“…And Jesus said to him, “‘If you can’! All things are possible for one who believes.” Immediately the father of the child cried out and said, “I believe; help my unbelief!”’
It’s a struggle for most people to believe that Christianity can radically transform one’s character and values, but much easier to raise doubts. Consequently, instead of fervently seeking truth, we find ourselves deviating or even fending off the truth. We often get to the point where we subconsciously put up smoke screens to mask deep-seated motivations about some aspects of our well-being. If our struggles
are the bedrock for doubts then our wellness is only as stable as the doubts we’ve overcome.

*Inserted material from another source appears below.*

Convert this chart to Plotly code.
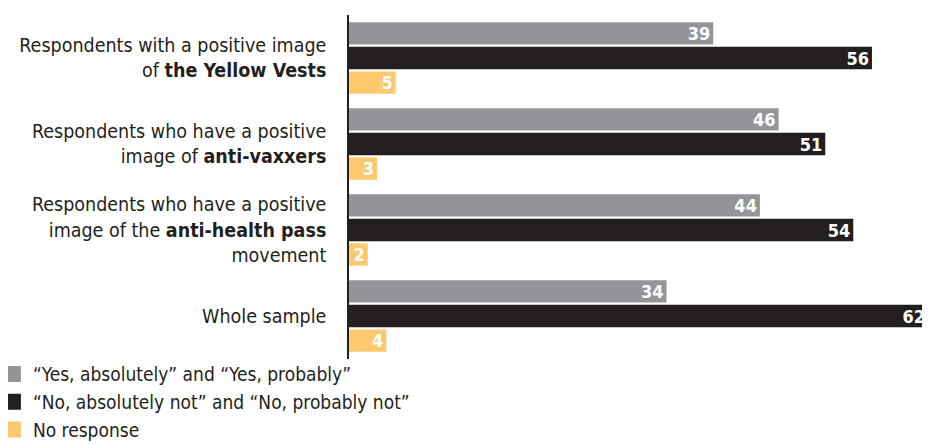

For many Christians, merely having doubts or thoughtful questions can be scary. We wonder whether our questions disqualify us from being followers of Jesus Christ. We feel insecure because we’re not sure whether it’s permissible to express our uncertainty about God, Jesus or the Bible. So we keep our questions to ourselves unanswered as they grow, fester and loom until they eventually choke our faith. I have encountered a christian who said, “I hate church because God doesn’t live up to the claims in the Bible. I’ve believed, studied the Bible, prayed and yet have no joy or any answers…” The tone underneath this disappoint was ‘what’s wrong with God that he won’t give me what I want.’ In other words, Christians believe having thought provoking faith questions is evidence for absence of faith. However, on the contrary, they are the lace in the fabric of strong faith.
Is there a process for resolving doubts when they arise and not be inexorably drowned in melancholy, uncertainty, and hopelessness? According to Lynn Anderson¹, It makes a difference what kind of doubter you are. Rebellious doubters have the attitude, “I am not going to let someone in my life do my thinking.” It’s like a son or daughter rebelling against God because his parents are believers. Then, there are people whose doubts stem from intellectual and personal wounds, “How can faith be so important to God and yet require one to have an IQ of 197 to begin to understand it?” If the challenges and adversities of life don’t cause us to contemplatively hesitate (doubt), then we’ve become like God. If it causes us to think twice, then we’re still on the journey. Everyone is in route!
God isn’t moved by our doubts or positivity. He is moved by our choice; either to reject him or accept his sovereignty.
¹ Anderson, L. (2000). If I really believe, why do I have these doubts? (2d ed.). West Monroe, LA: Howard Pub. Co.